Sejak tahun 1948 hingga 1949, Mr. Assaat menjabat sebagai Ketua Badan Pekerja Komite Nasional Indonesia (BP-KNIP), dan menjadi ketua KNIP terakhir sampai KNIP dibubarkan tanggal 15 Desember 1949.
Saat Agresi Militer II meletus, Mr. Assaat bersama dengan Soekarno dan Bung Hatta sempat ditangkap oleh Belanda dan diasingkan ke Manumbing, Pulau Bangka.
Selepas Agresi Militer II berakhir, Mr.
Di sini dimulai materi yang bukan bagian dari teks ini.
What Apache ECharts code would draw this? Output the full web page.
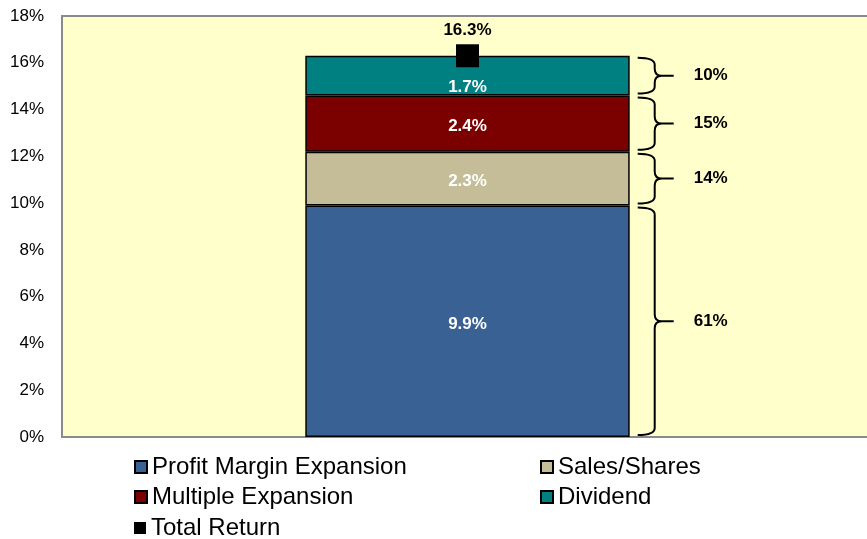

Assaat dibebaskan dan kembali ke Yogyakarta.
Dilansir dari laman Kompas.com, hal ini bermula dari sikap Belanda yang terus menolak untuk mengakui kedaulatan Indonesia setelah berlangsungnya Proklamasi Kemerdekaan 17 Agustus 1945.
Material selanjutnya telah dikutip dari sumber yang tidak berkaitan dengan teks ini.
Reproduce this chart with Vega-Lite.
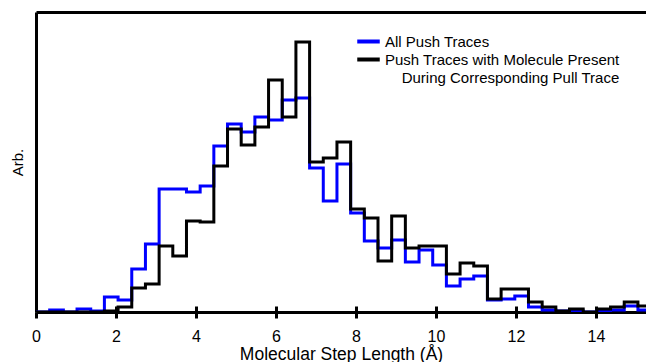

Berbagai kesepakatan ditempuh untuk mendapatkan pengakuan, termasuk di antaranya adalah Konferensi Meja Bundar yang dilaksanakan di Den Haag, Belanda, pada tanggal 23 Agustus sampai 2 November 1949.
Salah satu hasil Konferensi Meja Bundar yang mengubah status Negara Kesatuan Republik Indonesia (NKRI) menjadi sebuah negara federasi Republik Indonesia Serikat (RIS).
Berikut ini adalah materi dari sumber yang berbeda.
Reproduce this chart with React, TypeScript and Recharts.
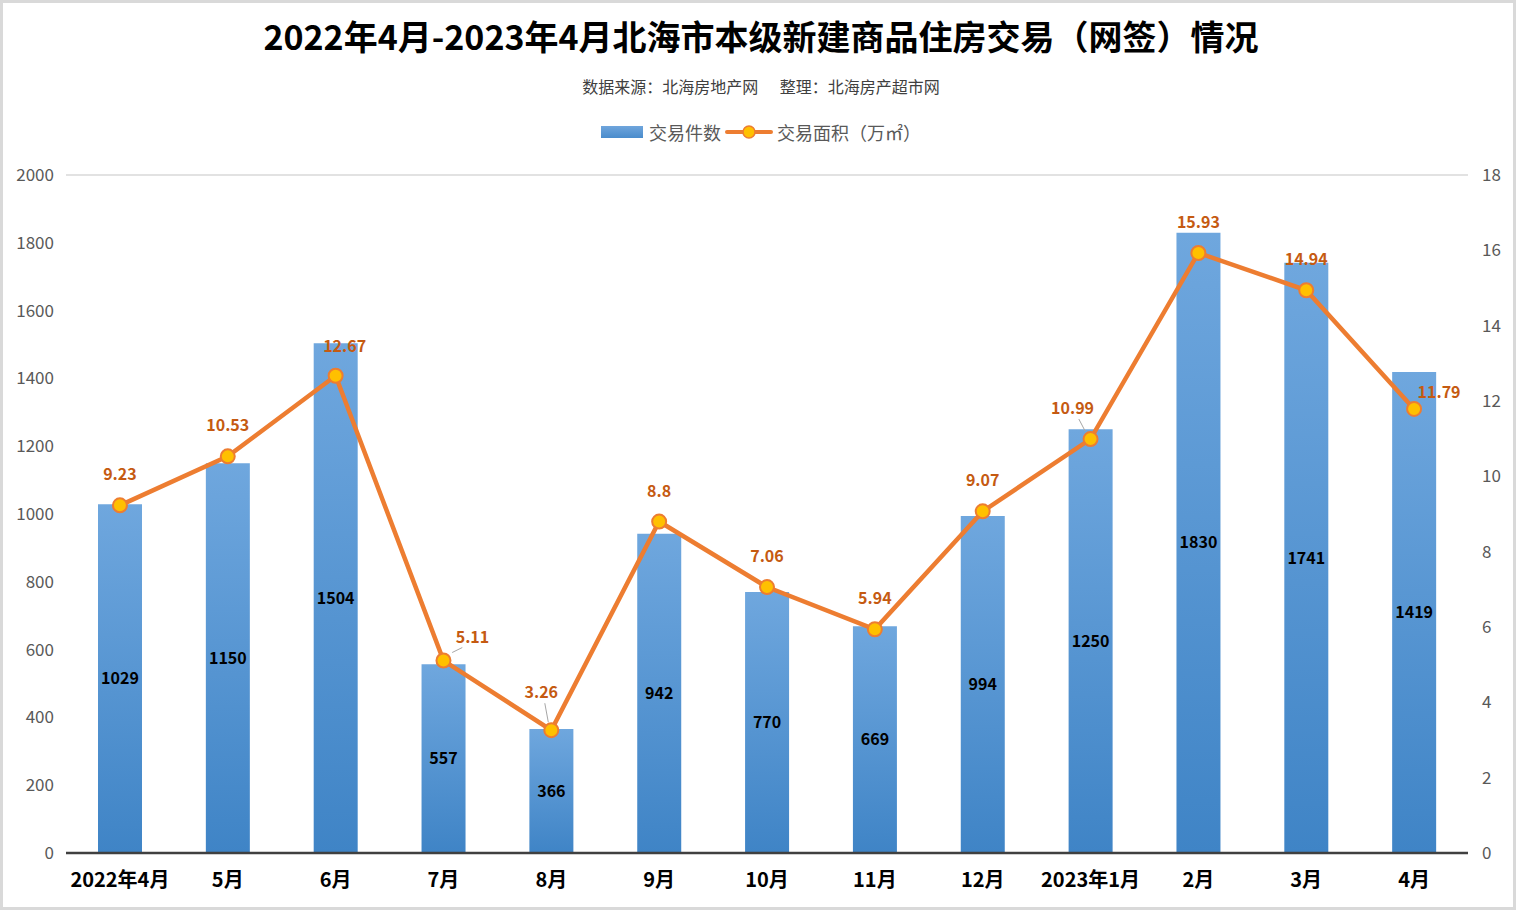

RIS memiliki tujuh negara bagian, yaitu Negara Republik Indonesia, Negara Indonesia Timur, Negara Pasundan, Negara Jawa Timur, Negara Madura, Negara Sumatera Timur, dan Negara Sumatera Selatan.
Selain itu, ada juga sembilan satuan kenegaraan yang berdiri tegak sendiri yakni Jawa Tengah, Belitung, Kalimantan Barat, Daerah Banjar, Kalimantan Timur, Bangka, Riau, Dayak Besar, dan Kalimantan Tenggara.
Selanjutnya, karena keputusan tersebut maka Konstitusi RIS dan UUD 1945 tidak dimungkinkan berlaku secara bersamaan.
Perubahan ini juga mengubah pucuk pimpinan yang berada di Indonesia, dimana Presiden Soekarno dan Wakil Presiden Moh. Hatta ditunjuk sebagai Presiden dan Perdana Menteri dari RIS.
Hal ini menimbulkan kekosongan pimpinan untuk pemerintahan Negara Republik Indonesia yang memiliki wilayah di Yogyakarta.
Sesuai konstitusi yang ada, jika Presiden dan Wakil Presiden berhalangan dalam memimpin maka semua tanggung jawab dipegang oleh ketua BP – KNIP di mana Mr. Assaat saat waktu itu adalah sosok yang menempati jabatan tersebut.
Maka pada 27 Desember 1949, Presiden RI Soekarno menyerahkan secara resmi kekuasaan pemerintahan RI kepada Mr.Assaat sebagai Acting President atau Pemangku Jabatan Presiden Republik Indonesia.
Posisi Mr. Assaat sebagai pemangku jabatan Presiden Republik Indonesia berlangsung selama 9 bulan, yaitu dari tanggal 27 Desember 1949 hingga 15 Agustus 1950.
Selama menjabat dan melakukan peran sebagai presiden, Mr. Assaat tak mau dipanggil "Presiden" atau "Paduka Yang Mulia".